Task statement: Only the lines from the one containing "Convert this diagram to TikZ code." through the one containing "(0,0) rectangle (26.2,-24.48);" should be duplicated, exactly as they appear. Pictures are to be left out.

Stored records:
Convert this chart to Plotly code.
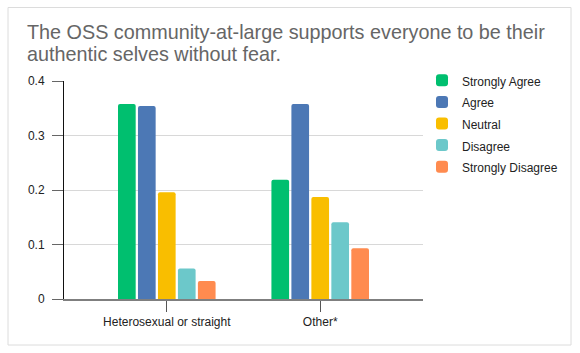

==

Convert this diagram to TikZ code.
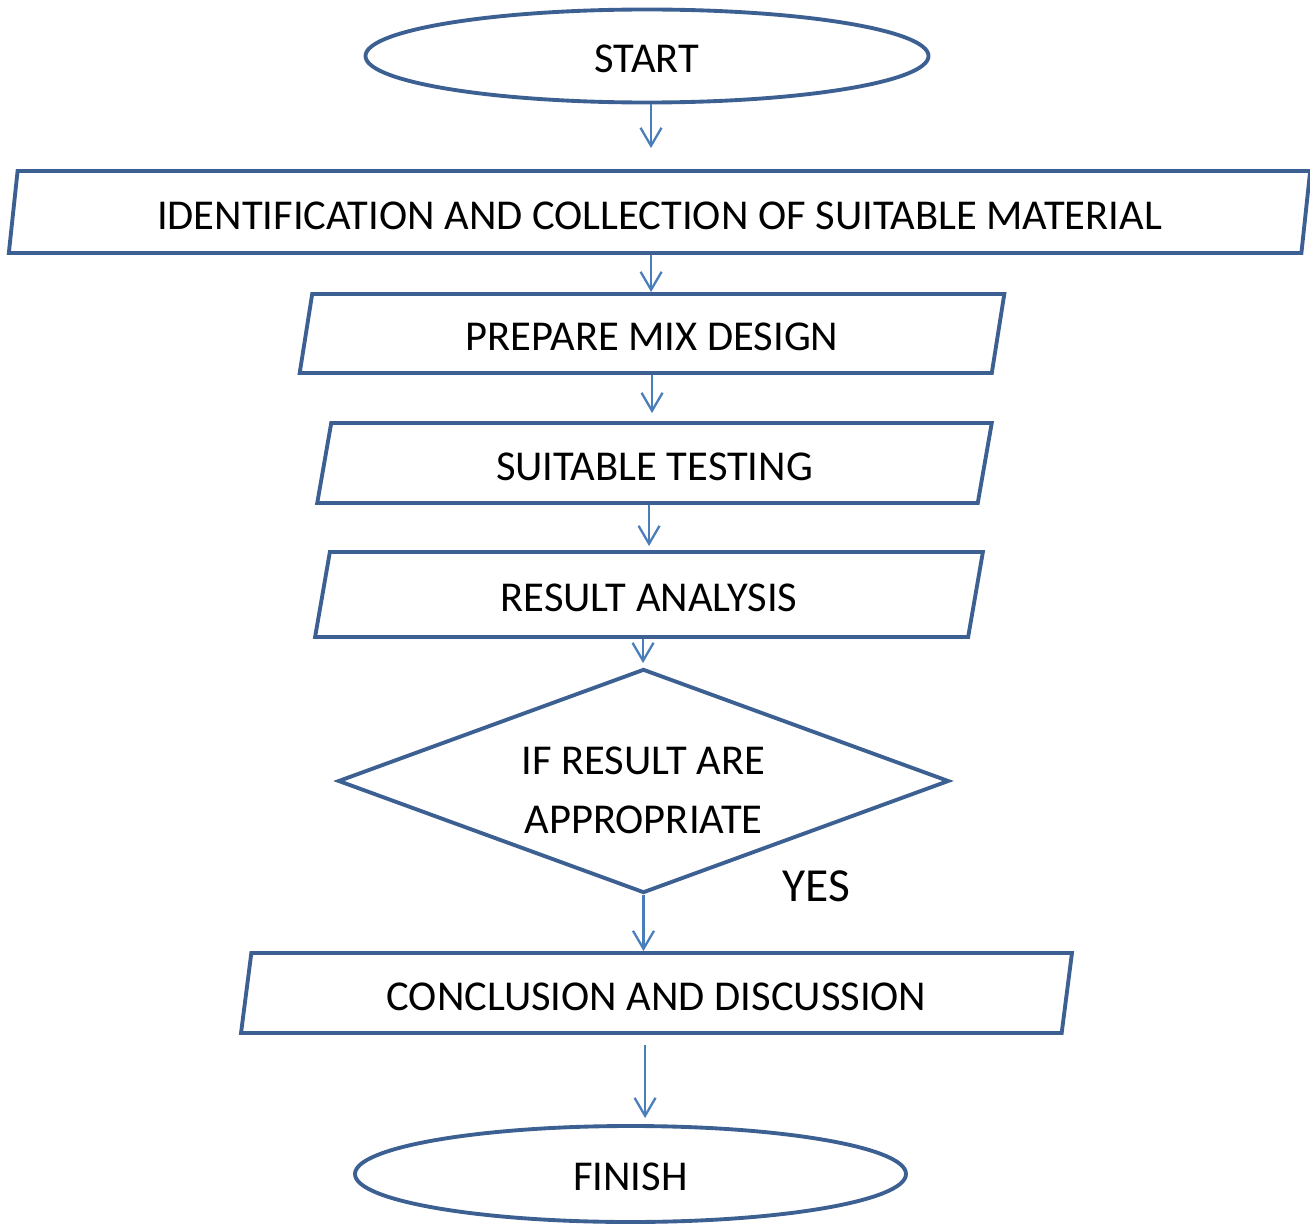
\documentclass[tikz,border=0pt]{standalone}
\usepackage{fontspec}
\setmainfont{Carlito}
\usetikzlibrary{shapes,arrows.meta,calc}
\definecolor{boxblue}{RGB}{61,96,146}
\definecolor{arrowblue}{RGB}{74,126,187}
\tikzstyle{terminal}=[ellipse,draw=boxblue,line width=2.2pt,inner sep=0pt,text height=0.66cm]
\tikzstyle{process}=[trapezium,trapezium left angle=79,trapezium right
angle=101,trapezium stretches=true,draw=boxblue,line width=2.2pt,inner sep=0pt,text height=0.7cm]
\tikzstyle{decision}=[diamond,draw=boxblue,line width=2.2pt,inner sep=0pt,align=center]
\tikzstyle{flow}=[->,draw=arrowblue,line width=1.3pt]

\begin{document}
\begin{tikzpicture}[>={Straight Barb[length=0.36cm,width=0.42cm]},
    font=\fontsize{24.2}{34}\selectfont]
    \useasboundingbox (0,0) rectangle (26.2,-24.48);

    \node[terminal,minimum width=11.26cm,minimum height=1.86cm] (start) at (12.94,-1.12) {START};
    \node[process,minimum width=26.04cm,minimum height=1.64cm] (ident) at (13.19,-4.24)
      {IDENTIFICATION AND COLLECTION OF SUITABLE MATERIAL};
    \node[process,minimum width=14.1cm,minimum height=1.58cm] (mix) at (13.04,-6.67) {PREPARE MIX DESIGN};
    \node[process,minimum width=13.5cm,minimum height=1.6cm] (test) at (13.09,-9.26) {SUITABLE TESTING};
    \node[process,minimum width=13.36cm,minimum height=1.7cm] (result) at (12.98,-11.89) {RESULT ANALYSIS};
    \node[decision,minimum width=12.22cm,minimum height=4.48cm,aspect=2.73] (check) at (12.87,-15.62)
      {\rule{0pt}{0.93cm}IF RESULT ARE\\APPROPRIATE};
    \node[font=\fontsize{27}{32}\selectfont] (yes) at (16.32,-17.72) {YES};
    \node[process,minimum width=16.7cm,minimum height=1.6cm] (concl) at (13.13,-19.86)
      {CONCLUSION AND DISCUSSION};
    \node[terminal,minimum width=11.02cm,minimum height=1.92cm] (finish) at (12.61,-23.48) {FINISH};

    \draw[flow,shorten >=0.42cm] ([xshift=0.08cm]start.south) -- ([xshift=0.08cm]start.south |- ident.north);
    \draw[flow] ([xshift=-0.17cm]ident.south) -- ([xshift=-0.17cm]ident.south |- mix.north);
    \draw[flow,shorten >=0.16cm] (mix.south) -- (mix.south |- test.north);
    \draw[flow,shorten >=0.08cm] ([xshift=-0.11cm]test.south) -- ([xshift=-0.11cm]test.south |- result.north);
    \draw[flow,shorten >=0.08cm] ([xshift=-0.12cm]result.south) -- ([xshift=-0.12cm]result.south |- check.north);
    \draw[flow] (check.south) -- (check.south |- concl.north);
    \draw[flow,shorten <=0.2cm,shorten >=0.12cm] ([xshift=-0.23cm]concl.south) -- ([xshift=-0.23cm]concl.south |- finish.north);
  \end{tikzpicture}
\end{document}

Problem solution:
Convert this diagram to TikZ code.
\documentclass[tikz,border=0pt]{standalone}
\usepackage{fontspec}
\setmainfont{Carlito}
\usetikzlibrary{shapes,arrows.meta,calc}
\definecolor{boxblue}{RGB}{61,96,146}
\definecolor{arrowblue}{RGB}{74,126,187}
\tikzstyle{terminal}=[ellipse,draw=boxblue,line width=2.2pt,inner sep=0pt,text height=0.66cm]
\tikzstyle{process}=[trapezium,trapezium left angle=79,trapezium right
angle=101,trapezium stretches=true,draw=boxblue,line width=2.2pt,inner sep=0pt,text height=0.7cm]
\tikzstyle{decision}=[diamond,draw=boxblue,line width=2.2pt,inner sep=0pt,align=center]
\tikzstyle{flow}=[->,draw=arrowblue,line width=1.3pt]

\begin{document}
\begin{tikzpicture}[>={Straight Barb[length=0.36cm,width=0.42cm]},
    font=\fontsize{24.2}{34}\selectfont]
    \useasboundingbox (0,0) rectangle (26.2,-24.48);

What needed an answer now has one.